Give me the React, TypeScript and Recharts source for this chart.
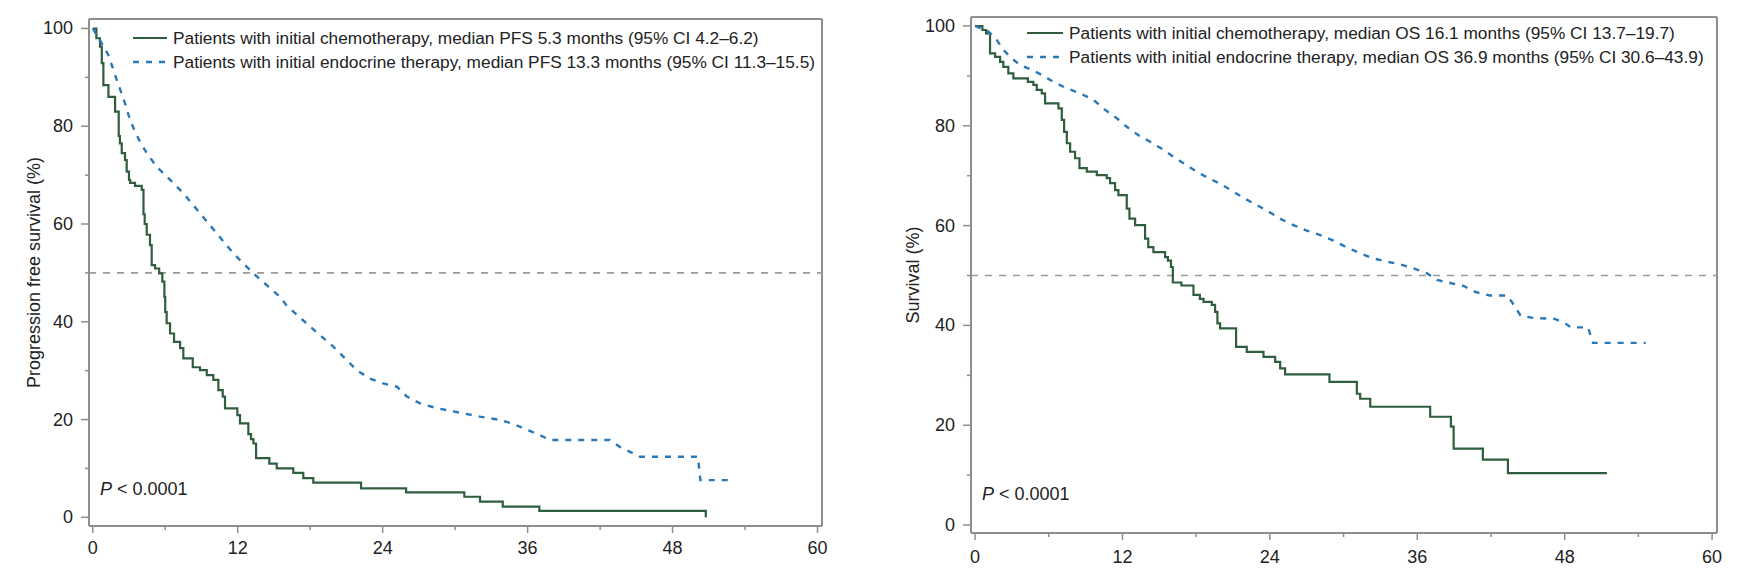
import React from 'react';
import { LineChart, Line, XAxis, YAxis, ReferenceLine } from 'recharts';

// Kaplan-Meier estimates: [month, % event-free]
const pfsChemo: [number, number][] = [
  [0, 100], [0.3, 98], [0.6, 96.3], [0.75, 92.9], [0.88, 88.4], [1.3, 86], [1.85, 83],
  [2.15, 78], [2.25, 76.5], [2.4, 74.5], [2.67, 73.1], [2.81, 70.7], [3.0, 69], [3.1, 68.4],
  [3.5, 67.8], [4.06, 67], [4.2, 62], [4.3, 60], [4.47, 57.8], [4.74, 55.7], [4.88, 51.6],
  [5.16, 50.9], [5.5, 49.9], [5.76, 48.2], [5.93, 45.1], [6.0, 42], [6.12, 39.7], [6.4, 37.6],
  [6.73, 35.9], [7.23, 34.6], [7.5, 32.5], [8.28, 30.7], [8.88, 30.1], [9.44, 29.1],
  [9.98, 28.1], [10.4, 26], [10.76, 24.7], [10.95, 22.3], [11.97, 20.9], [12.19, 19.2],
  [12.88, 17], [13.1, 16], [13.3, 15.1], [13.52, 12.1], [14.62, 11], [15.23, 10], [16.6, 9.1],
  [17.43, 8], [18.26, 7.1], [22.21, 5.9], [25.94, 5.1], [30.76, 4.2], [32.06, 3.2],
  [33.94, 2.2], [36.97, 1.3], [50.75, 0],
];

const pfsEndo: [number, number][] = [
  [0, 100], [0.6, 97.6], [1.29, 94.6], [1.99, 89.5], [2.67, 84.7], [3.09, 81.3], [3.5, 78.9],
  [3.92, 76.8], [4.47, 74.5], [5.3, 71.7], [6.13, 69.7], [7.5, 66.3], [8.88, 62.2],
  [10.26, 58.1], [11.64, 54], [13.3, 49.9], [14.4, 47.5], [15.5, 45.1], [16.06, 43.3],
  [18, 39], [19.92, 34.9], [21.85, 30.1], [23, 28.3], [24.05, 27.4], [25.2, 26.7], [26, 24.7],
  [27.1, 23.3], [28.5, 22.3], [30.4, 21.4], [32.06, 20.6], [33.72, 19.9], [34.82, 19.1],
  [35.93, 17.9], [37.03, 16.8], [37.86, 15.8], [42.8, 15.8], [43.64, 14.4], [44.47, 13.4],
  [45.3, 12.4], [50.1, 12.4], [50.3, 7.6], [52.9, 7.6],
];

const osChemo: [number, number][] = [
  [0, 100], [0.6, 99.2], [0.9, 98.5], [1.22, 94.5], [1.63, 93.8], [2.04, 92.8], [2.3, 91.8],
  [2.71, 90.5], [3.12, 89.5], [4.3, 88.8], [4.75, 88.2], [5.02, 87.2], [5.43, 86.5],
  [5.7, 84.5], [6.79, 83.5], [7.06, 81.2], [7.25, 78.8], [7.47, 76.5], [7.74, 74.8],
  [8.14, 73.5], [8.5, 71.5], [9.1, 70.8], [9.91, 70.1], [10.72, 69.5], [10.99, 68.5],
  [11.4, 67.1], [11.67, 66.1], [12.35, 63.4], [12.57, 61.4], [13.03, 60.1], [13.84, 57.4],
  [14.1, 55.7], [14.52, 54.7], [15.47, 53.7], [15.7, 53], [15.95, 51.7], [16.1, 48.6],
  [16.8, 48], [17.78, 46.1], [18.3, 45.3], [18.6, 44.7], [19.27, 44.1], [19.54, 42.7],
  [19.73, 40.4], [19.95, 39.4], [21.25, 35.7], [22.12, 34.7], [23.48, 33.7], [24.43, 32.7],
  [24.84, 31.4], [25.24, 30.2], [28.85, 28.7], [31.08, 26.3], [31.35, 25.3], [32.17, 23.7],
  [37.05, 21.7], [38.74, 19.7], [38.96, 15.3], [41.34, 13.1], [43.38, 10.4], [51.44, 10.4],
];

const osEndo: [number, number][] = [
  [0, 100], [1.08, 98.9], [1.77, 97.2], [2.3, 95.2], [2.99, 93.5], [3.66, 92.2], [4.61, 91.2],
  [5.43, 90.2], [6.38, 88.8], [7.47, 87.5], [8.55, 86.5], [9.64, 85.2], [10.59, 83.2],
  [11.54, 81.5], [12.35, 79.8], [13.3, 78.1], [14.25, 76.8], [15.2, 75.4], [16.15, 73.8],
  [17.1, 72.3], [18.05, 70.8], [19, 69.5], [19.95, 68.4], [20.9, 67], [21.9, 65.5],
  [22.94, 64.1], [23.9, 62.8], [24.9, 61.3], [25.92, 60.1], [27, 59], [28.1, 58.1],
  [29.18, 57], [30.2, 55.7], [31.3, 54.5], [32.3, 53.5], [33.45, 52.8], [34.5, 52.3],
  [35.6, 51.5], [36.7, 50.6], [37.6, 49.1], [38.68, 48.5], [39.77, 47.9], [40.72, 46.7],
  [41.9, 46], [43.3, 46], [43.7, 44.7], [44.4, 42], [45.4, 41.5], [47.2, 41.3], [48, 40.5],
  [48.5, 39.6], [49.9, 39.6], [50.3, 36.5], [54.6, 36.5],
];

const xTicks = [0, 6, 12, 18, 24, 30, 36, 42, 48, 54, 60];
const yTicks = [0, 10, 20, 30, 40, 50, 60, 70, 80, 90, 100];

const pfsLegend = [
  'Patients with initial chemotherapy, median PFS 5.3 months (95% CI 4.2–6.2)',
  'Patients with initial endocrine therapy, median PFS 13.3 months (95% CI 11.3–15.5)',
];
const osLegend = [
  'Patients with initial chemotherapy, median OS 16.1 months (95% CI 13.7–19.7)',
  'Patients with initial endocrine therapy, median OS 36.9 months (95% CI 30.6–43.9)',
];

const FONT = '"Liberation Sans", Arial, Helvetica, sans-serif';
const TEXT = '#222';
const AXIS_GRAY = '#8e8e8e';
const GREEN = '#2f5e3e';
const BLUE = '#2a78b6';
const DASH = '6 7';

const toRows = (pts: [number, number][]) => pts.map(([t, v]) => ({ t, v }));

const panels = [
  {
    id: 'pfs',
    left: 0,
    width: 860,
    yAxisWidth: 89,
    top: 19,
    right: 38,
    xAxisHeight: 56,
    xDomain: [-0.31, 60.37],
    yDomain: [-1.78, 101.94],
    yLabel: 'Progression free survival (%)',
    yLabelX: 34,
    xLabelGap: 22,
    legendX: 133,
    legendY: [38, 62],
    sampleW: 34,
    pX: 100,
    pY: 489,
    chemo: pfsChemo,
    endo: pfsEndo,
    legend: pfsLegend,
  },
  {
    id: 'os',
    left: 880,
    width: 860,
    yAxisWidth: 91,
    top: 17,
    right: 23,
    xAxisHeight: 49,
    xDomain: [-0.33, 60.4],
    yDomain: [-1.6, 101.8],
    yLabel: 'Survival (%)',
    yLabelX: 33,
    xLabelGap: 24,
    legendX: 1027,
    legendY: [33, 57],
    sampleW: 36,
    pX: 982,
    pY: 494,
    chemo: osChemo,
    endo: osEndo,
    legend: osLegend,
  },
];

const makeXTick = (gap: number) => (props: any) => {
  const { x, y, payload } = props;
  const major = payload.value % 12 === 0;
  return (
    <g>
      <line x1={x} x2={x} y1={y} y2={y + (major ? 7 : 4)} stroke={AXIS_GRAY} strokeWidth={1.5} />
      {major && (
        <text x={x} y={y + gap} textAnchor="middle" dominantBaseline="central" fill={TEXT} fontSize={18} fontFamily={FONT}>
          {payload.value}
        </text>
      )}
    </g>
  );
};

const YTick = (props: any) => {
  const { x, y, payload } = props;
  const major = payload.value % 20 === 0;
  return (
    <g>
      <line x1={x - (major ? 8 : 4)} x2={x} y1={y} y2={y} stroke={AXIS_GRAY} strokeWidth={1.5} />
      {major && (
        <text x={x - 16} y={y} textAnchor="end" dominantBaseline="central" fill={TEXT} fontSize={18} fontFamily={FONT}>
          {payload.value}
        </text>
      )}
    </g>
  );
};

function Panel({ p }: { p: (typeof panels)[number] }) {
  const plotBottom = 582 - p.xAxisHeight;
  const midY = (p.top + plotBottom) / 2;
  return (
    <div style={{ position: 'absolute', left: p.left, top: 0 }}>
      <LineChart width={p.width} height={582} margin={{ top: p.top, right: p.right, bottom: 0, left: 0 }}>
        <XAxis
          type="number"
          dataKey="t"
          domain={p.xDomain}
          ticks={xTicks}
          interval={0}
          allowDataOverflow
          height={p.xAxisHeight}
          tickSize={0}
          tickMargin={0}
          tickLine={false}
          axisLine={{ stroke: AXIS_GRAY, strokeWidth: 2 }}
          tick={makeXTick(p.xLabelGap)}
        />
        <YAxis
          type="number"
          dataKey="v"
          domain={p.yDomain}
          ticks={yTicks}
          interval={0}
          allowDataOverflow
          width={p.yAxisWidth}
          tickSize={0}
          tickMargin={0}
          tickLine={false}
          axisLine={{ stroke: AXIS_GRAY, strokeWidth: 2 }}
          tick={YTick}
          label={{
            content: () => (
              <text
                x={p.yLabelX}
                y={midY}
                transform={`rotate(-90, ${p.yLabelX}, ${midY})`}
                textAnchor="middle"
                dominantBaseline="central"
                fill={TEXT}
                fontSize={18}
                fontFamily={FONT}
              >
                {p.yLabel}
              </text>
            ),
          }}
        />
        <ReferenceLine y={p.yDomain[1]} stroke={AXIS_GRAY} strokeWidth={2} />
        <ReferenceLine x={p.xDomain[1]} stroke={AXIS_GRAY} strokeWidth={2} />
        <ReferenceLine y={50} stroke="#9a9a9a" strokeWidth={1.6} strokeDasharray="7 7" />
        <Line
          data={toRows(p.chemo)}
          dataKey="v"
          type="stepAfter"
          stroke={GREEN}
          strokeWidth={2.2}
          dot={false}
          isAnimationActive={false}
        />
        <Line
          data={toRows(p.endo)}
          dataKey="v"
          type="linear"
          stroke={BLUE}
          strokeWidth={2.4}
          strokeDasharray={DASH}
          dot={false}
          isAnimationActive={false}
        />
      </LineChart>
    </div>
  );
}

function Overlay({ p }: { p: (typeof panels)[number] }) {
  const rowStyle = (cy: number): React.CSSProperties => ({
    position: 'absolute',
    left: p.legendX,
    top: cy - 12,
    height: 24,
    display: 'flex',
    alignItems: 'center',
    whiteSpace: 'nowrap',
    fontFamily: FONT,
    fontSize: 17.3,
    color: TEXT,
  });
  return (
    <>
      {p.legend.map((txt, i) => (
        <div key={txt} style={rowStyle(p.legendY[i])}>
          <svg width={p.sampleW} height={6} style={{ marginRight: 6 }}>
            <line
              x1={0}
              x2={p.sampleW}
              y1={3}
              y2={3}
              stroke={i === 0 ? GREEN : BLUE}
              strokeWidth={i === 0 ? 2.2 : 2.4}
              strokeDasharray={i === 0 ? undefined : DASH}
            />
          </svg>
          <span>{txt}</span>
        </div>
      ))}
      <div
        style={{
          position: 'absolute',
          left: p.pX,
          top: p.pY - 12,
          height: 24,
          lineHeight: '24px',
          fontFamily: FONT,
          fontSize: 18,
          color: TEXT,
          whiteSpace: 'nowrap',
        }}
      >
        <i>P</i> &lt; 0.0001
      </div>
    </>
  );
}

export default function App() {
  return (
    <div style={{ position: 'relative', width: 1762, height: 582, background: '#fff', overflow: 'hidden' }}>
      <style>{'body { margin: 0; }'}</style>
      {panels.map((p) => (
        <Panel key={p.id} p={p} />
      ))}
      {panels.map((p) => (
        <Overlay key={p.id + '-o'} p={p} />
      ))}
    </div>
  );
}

★ ★ ★

Exercise aim: Go from the first line of the listing to the line holding "XAxis, YAxis, ReferenceLine" and, please, transcribe those lines exactly, both included, with no pictures.

Task answer:
Give me the React, TypeScript and Recharts source for this chart.
import React from 'react';
import { LineChart, Line, XAxis, YAxis, ReferenceLine } from 'recharts';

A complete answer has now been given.